Opera goes back to its roots
Scottish Opera For All (SOFA) calls them "emerging artists". They are 16-18 years of age and belong either to music, dance and theatre organisations in Glasgow, or demonstrate special talent and enthusiasm in school. All of them are considering the performing arts as a career and came together on stage in the Theatre Royal last week in a production of Bizet's Carmen.
The project was funded by Glasgow's cultural and leisure services as part of its policy of providing "high quality arts activity for young people". The cultural services department is only a street away from Scotland's leading arts education team, and it makes good use of it - the company is also managing the Glasgow schools' day in the Millennium Dome on April 14.
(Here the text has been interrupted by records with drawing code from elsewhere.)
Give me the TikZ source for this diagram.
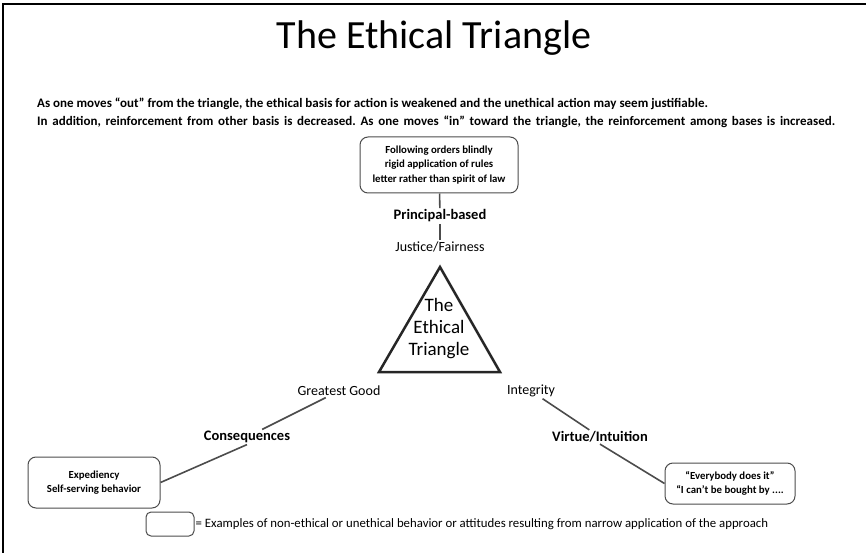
\documentclass[tikz,border=0pt]{standalone}
\usepackage{fontspec}
\setmainfont{Carlito}
\frenchspacing
\tikzset{
  ebox/.style={draw=black!70,line width=1pt,rounded corners=8pt,align=center,
    font=\bfseries\fontsize{10.8}{14.5}\selectfont,inner sep=0pt},
  base/.style={font=\bfseries\fontsize{14.5}{17}\selectfont,inner sep=1.5pt},
  value/.style={font=\fontsize{14}{17}\selectfont,inner sep=1.5pt},
  link/.style={draw=black!70,line width=1.6pt}
}
\begin{document}
\begin{tikzpicture}
  [x=1pt,y=-1pt]
  \useasboundingbox (0,0) rectangle (866,553);
  \draw[line width=2.5pt] (3,553) -- (3,4) -- (866,4);
  % title and notes
  \node (title)[anchor=base,font=\fontsize{40}{44}\selectfont] at (434,49) {The Ethical Triangle};
  \node (note1)[anchor=base west,inner sep=0pt,font=\bfseries\fontsize{13}{15}\selectfont] at (37,108)
    {As one moves “out” from the triangle, the ethical basis for action is weakened and the unethical action may seem justifiable.};
  \node (note2)[anchor=base west,inner sep=0pt,font=\bfseries\fontsize{13}{15}\selectfont] at (37,126)
    {\makebox[798pt][s]{In addition, reinforcement from other basis is decreased. As one moves “in” toward the triangle, the reinforcement among bases is increased.}};
  % the triangle
  \draw[line width=2.5pt,draw=black!85,line join=miter] (440,267) -- (500,372) -- (379,372) -- cycle;
  \node (tri)[align=center,font=\fontsize{19}{22}\selectfont] at (439,329) {The\\Ethical\\Triangle};
  % bases and values
  \node (just)[value] at (440,247) {Justice/Fairness};
  \node (prin)[base] at (440,216) {Principal-based};
  \node (good)[value] at (339,391) {Greatest Good};
  \node (cons)[base] at (247,437) {Consequences};
  \node (integ)[value] at (531,391) {Integrity};
  \node (virt)[base] at (600,437) {Virtue/Intuition};
  % narrow applications
  \node (rules)[ebox,minimum width=158pt,minimum height=56pt] at (439,165)
    {Following orders blindly\\rigid application of rules\\letter rather than spirit of law};
  \node (exped)[ebox,minimum width=132pt,minimum height=51pt] at (94,482.5)
    {Expediency\\Self-serving behavior};
  \node (every)[ebox,minimum width=130pt,minimum height=41pt] at (730,483.5)
    {“Everybody does it”\\“I can’t be bought by ....};
  \foreach \from/\to in {rules/prin,prin/just,good/cons,integ/virt}
    \draw[link] (\from) -- (\to);
  \draw[link] (cons.south) -- (exped.east);
  \draw[link] (virt.south) -- (every.west);
  % legend
  \node (key)[ebox,minimum width=48pt,minimum height=24pt,rounded corners=5pt] at (170,524) {};
  \node (keytext)[anchor=west,inner sep=1pt,font=\fontsize{12.8}{14}\selectfont] at (key.east)
    {= Examples of non-ethical or unethical behavior or attitudes resulting from narrow application of the approach};
\end{tikzpicture}
\end{document}
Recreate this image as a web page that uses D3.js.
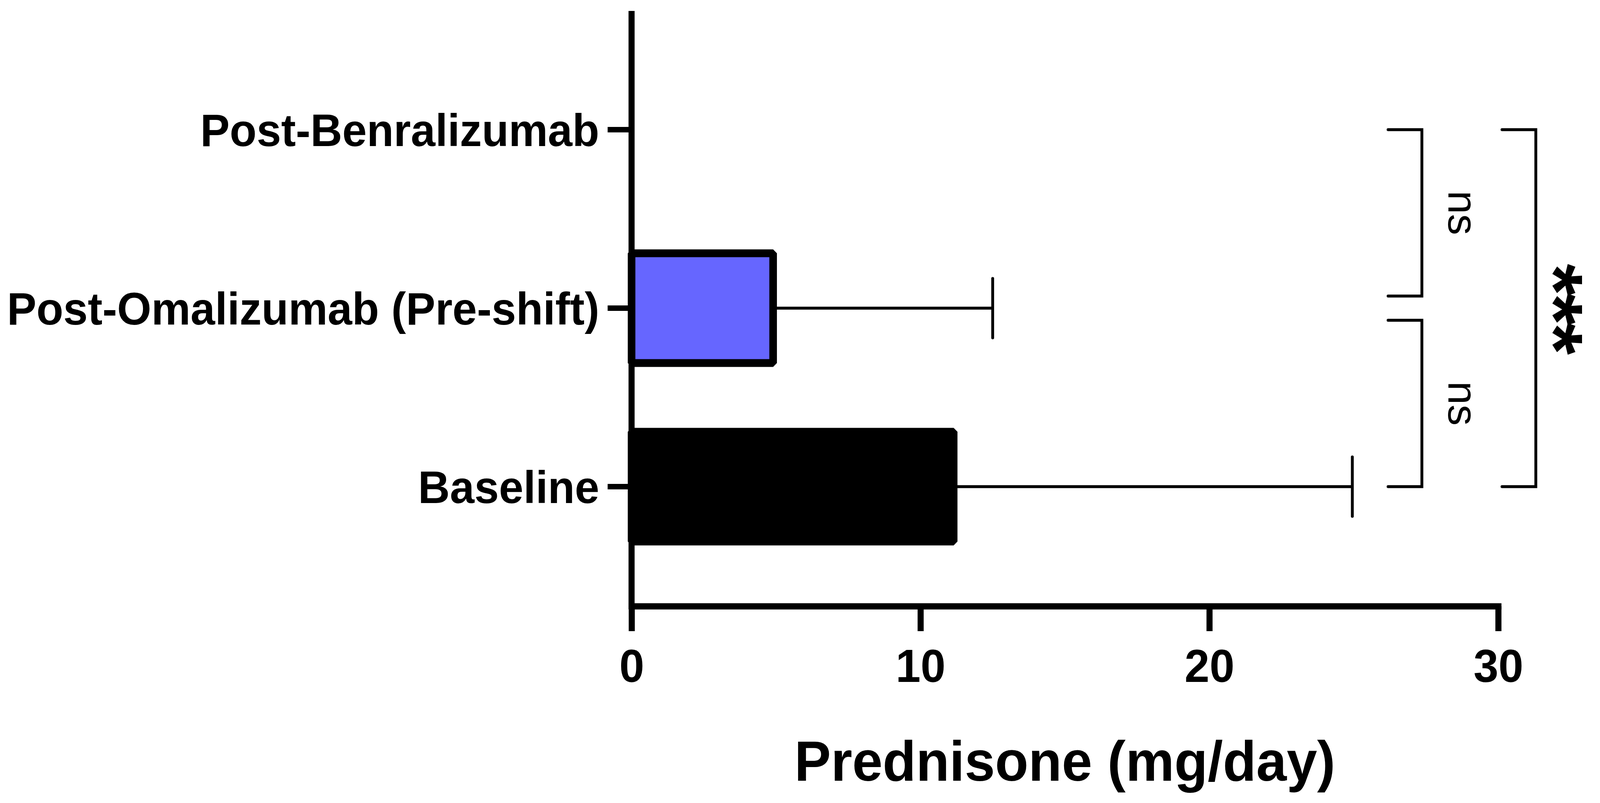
<!DOCTYPE html>
<html>
<head>
<meta charset="utf-8">
<script src="https://cdn.jsdelivr.net/npm/d3@7"></script>
<style>
  html, body { margin: 0; padding: 0; background: #fff; overflow: hidden; }
  svg { display: block; }
  text { font-family: "Liberation Sans", Arial, sans-serif; }
</style>
</head>
<body>
<div id="chart"></div>
<script>
// data
var categories = ["Post-Benralizumab", "Post-Omalizumab (Pre-shift)", "Baseline"];
var means = [0, 4.9, 11.15];
var sds = [0, 7.6, 13.8];
var fills = ["#ffffff", "#6666ff", "#000000"];
var xTicks = [0, 10, 20, 30];
var comparisons = [
  { from: "Post-Benralizumab", to: "Post-Omalizumab (Pre-shift)", label: "ns", level: 0 },
  { from: "Post-Omalizumab (Pre-shift)", to: "Baseline", label: "ns", level: 0 },
  { from: "Post-Benralizumab", to: "Baseline", label: "***", level: 1 }
];
var xTitle = "Prednisone (mg/day)";

var width = 4213, height = 2056,
    axisY = 1552,
    axisTop = 36,
    font = '"Liberation Sans", Arial, sans-serif';

// fit the drawing to whatever viewport the browser really gives us
var vw = Math.min(window.innerWidth || width, document.documentElement.clientWidth || width),
    vh = Math.min(window.innerHeight || height, document.documentElement.clientHeight || height);

var svg = d3.select("#chart").append("svg")
    .attr("width", vw)
    .attr("height", vh)
    .attr("viewBox", "0 0 " + width + " " + height)
    .attr("preserveAspectRatio", "none");

var x = d3.scaleLinear()
    .domain([0, 30])
    .range([1663, 3945]);

var y = d3.scaleBand()
    .domain(categories)
    .range([103.5, 1474.5])
    .paddingInner(0.385)
    .paddingOuter(0.1925);

var rows = categories.map(function(c, i) {
  return { cat: c, mean: means[i], sd: sds[i], fill: fills[i] };
});

function yc(c) { return y(c) + y.bandwidth() / 2; }

// error bars (one-sided, to the right)
var withBars = rows.filter(function(d) { return d.mean > 0; });

svg.selectAll(".err")
    .data(withBars)
    .enter().append("line")
      .attr("x1", function(d) { return x(d.mean); })
      .attr("x2", function(d) { return x(d.mean + d.sd); })
      .attr("y1", function(d) { return yc(d.cat); })
      .attr("y2", function(d) { return yc(d.cat); })
      .style("stroke", "#000")
      .style("stroke-width", 7.5);

svg.selectAll(".cap")
    .data(withBars)
    .enter().append("line")
      .attr("x1", function(d) { return x(d.mean + d.sd); })
      .attr("x2", function(d) { return x(d.mean + d.sd); })
      .attr("y1", function(d) { return yc(d.cat) - 76; })
      .attr("y2", function(d) { return yc(d.cat) + 76; })
      .style("stroke", "#000")
      .style("stroke-width", 7.5)
      .style("stroke-linecap", "round");

svg.selectAll(".bar")
    .data(withBars)
    .enter().append("rect")
      .attr("x", x(0))
      .attr("y", function(d) { return y(d.cat); })
      .attr("width", function(d) { return x(d.mean) - x(0); })
      .attr("height", y.bandwidth())
      .style("fill", function(d) { return d.fill; })
      .style("stroke", "#000")
      .style("stroke-width", 20)
      .style("stroke-linejoin", "bevel");

// x axis
var gx = svg.append("g")
    .attr("transform", "translate(0," + axisY + ")")
    .call(d3.axisBottom(x).tickValues(xTicks).tickSizeInner(64).tickSizeOuter(0).tickPadding(46));

gx.select(".domain")
    .style("stroke", "#000")
    .style("stroke-width", 16)
    .style("stroke-linecap", "square");
gx.selectAll(".tick line")
    .style("stroke", "#000")
    .style("stroke-width", 16);
gx.selectAll(".tick text")
    .attr("font-family", font)
    .attr("font-size", 118)
    .attr("font-weight", "bold")
    .attr("fill", "#000");

// y axis
var gy = svg.append("g")
    .attr("transform", "translate(" + x(0) + ",0)")
    .call(d3.axisLeft(y).tickSizeInner(63).tickSizeOuter(0).tickPadding(22));

gy.select(".domain").remove();
gy.selectAll(".tick line")
    .style("stroke", "#000")
    .style("stroke-width", 14);
gy.selectAll(".tick text")
    .attr("dy", "0.36em")
    .attr("font-family", font)
    .attr("font-size", 116)
    .attr("font-weight", "bold")
    .attr("fill", "#000");

svg.append("line")
    .attr("x1", x(0))
    .attr("x2", x(0))
    .attr("y1", axisTop)
    .attr("y2", axisY)
    .style("stroke", "#000")
    .style("stroke-width", 16)
    .style("stroke-linecap", "square");

svg.append("text")
    .attr("x", (x.range()[0] + x.range()[1]) / 2)
    .attr("y", 1999)
    .attr("text-anchor", "middle")
    .attr("font-size", 144)
    .attr("font-weight", "bold")
    .text(xTitle);

// significance brackets
var bracketX = [[3655, 3744], [3955, 4044]],
    labelOffset = [70, -23],
    gap = 31;

comparisons.forEach(function(c) {
  var top = yc(c.from), bot = yc(c.to);
  // shorten where two brackets on the same level meet
  comparisons.forEach(function(o) {
    if (o === c || o.level !== c.level) return;
    if (o.from === c.to) bot -= gap;
    if (o.to === c.from) top += gap;
  });
  var xa = bracketX[c.level][0], xb = bracketX[c.level][1];

  svg.append("path")
      .attr("d", "M" + xa + "," + top + "H" + xb + "V" + bot + "H" + xa)
      .style("fill", "none")
      .style("stroke", "#000")
      .style("stroke-width", 7.5)
      .style("stroke-linecap", "round");

  var ns = c.label === "ns";
  var tx = xb + labelOffset[c.level], ty = (top + bot) / 2;
  svg.append("text")
      .attr("transform", "translate(" + tx + "," + ty + ") rotate(90)")
      .attr("text-anchor", "middle")
      .attr("font-size", ns ? 108 : 210)
      .attr("font-weight", ns ? "normal" : "bold")
      .attr("letter-spacing", ns ? 0 : -6)
      .text(c.label);
});
</script>
</body>
</html>
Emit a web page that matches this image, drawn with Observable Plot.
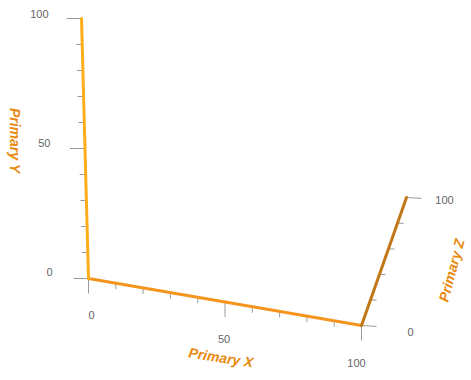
<!DOCTYPE html>
<html><head><meta charset="utf-8">
<script src="https://cdn.jsdelivr.net/npm/d3@7"></script>
<script src="https://cdn.jsdelivr.net/npm/@observablehq/plot@0.6"></script>
<style>body{margin:0;background:#fff;}</style>
</head><body><div id="chart"></div>
<script>
// ---- data ----
const axisNames = ["x", "y", "z"];
const axisTitles = ["Primary X", "Primary Y", "Primary Z"];
const axisDomain = [0, 100];
const xyMinorTicks = [0, 10, 20, 30, 40, 50, 60, 70, 80, 90, 100];
const xyMajorTicks = [0, 50, 100];
const zMinorTicks = [0, 20, 40, 60, 80, 100];
const zMajorTicks = [0, 100];
const xTickLabels = ["0", "50", "100"];
const yTickLabels = ["0", "50", "100"];
const zTickLabels = ["0", "100"];

// ---- view (projection of the 3D box onto the page) ----
const W = 471, H = 380;
const origin = [88, 278];
const basis = {x: [273, 47], y: [-7, -260], z: [45, -128]};
const axisColor = {x: "#F7941E", y: "#FFAE1A", z: "#C27818"};
const tickDir = {x: [0, 1], y: [-1, 0], z: [1, 0.06]};
const minorOf = {x: xyMinorTicks, y: xyMinorTicks, z: zMinorTicks};
const majorOf = {x: xyMajorTicks, y: xyMajorTicks, z: zMajorTicks};
const tickText = {x: xTickLabels, y: yTickLabels, z: zTickLabels};
// label offset at start / end of axis (perspective), anchor
const labelOff = {x: [[3, 37], [-5, 38], "middle"], y: [[-36, -6], [-33, -4], "end"], z: [[49, 7], [38, 3], "middle"]};
const titleOff = {x: [-4, 56, 9], y: [-71, -8, 90], z: [68, 9, -75]};

const t = v => (v - axisDomain[0]) / (axisDomain[1] - axisDomain[0]);
function point3(axis, v) {
  if (axis === "x") return [t(v), 0, 0];
  if (axis === "y") return [0, t(v), 0];
  return [1, 0, t(v)];
}
function project(p) {
  return [
    origin[0] + p[0] * basis.x[0] + p[1] * basis.y[0] + p[2] * basis.z[0],
    origin[1] + p[0] * basis.x[1] + p[1] * basis.y[1] + p[2] * basis.z[1]
  ];
}

const axes = axisNames.map(a => {
  const [x1, y1] = project(point3(a, axisDomain[0]));
  const [x2, y2] = project(point3(a, axisDomain[1]));
  return {axis: a, x1, y1, x2, y2, color: axisColor[a]};
});

const ticks = [];
axisNames.forEach(a => {
  minorOf[a].forEach(v => {
    const major = majorOf[a].includes(v);
    const len = major ? 15 : 6;
    const [x1, y1] = project(point3(a, v));
    ticks.push({axis: a, v, x1, y1, x2: x1 + tickDir[a][0] * len, y2: y1 + tickDir[a][1] * len});
  });
});

const labels = [];
axisNames.forEach(a => {
  majorOf[a].forEach((v, i) => {
    const text = tickText[a][i];
    if (!text) return;
    const [x, y] = project(point3(a, v));
    const [o0, o1, anchor] = labelOff[a];
    const f = t(v);
    labels.push({
      x: x + o0[0] + (o1[0] - o0[0]) * f,
      y: y + o0[1] + (o1[1] - o0[1]) * f,
      anchor, text
    });
  });
});

const titles = axisNames.map((a, i) => {
  const mid = (axisDomain[0] + axisDomain[1]) / 2;
  const [x, y] = project(point3(a, mid));
  return {x: x + titleOff[a][0], y: y + titleOff[a][1], rotate: titleOff[a][2], text: axisTitles[i]};
});

const chart = Plot.plot({
  width: W, height: H,
  margin: 0,
  style: {background: "#fff", fontFamily: "Liberation Sans, Arial, sans-serif"},
  x: {type: "linear", domain: [0, W], range: [0, W], axis: null},
  y: {type: "linear", domain: [0, H], range: [0, H], axis: null},
  marks: [
    Plot.link(ticks, {x1: "x1", y1: "y1", x2: "x2", y2: "y2", stroke: "#9a9a9a", strokeWidth: 1}),
    Plot.link(axes, {x1: "x1", y1: "y1", x2: "x2", y2: "y2", stroke: d => d.color, strokeWidth: 3, strokeLinecap: "round"}),
    Plot.text(labels.filter(d => d.anchor === "end"), {x: "x", y: "y", text: "text", textAnchor: "end", fill: "#666", fontSize: 11}),
    Plot.text(labels.filter(d => d.anchor === "middle"), {x: "x", y: "y", text: "text", textAnchor: "middle", fill: "#666", fontSize: 11}),
    Plot.text(titles, {x: "x", y: "y", text: "text", rotate: "rotate", fill: "#E8890E", fontSize: 14, fontWeight: "bold", fontStyle: "italic"})
  ]
});
document.getElementById("chart").append(chart);
</script>
</body></html>
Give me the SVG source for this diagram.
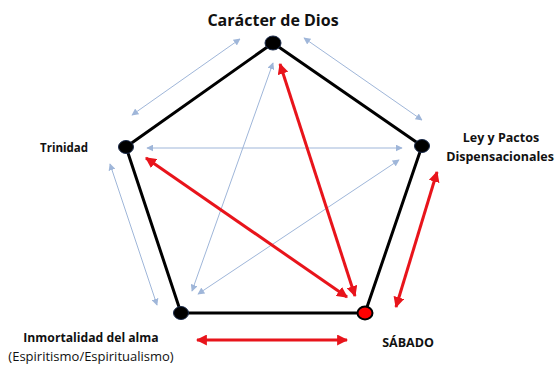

SOFA is always ready with a project. "Opera," it used to be said, "is the temple in which all the other arts reside," and Scottish Opera For All now has a company of high priests who can inspire acolytes in everything - from design to Arabic-style percussion.
The percussion is by the contemporary music composer Jon Keliehor, an example of the highly skilled practitioners on whom SOFA can call. Another is Tone Gellein, billed as "one of Norway's leading flamenco artists". Her influence was apparent in this successful performance. A third is Stuart Thomas, director of Take Two Theatre Company, who created the text and collaborated with Keliehor in arranging the music.
He returns the story to its sensational origins by staging it as the kind of television programme made notorious by Jerry Springer, the show where people are paid to quarrel on camera. The presiding judge of this "trial by television" is Paul Connor, a student from the musictheatre course at Knightswood Dance School He dominated the huge spaces of the opera-house, revelling in the role of mischief-making comp re. Around him, the company of 15 acted with all the energy and discipline we have come to expect in SOFA's work, and sang lustily and tunefully, even in the demanding chorus from Act IV.
Debra Stuart directed the singing, and mercifully spared the boys from the solo work; Escamillo was translated into a female footballer, and sang the Toreador song in a way calculated to bring the terraces to their feet.
Carmen herself was played with huge assurance by Victoria Cameron, currently taking a break in her music studies. Her stage presence and confident vocal tone show a maturity beyond her years.
The small orchestra of strings, flute and percussion, all pupils in Glasgow schools, played with restraint or gypsy passion as the situation required.
It's handy having Helen Keenan, of Scottish Opera, in charge of costume; another carmine Carmen, another Escamillo in a suit of lights, another uniformed Don Jose and another Michaela, all members of dance schools in Glasgow, interpreted the rhythms of the overture and the epilogue, to frame the noisy modern version in a mute reminder of the traditional Bizet. The visual impact was heightened when the same dancers performed the Hello magazine dance, an ingenious piece of visual art that was created by a team from the Strathclyde Arts Centre.
The success of this project marks the way forward for Glasgow's arts education. With SOFA bringing together such Glaswegian partners as Jill Mitchell and the Royal Scottish National Orchestra Junior Chorus, Graham Dickie and the Knightswood Dance School of Scotland, Mary McCluskey and the Scottish Youth Theatre, and Norma Donnelly of the Strathclyde Arts Centre, the city council can mobilise for its schools an arts education team which many a city would envy.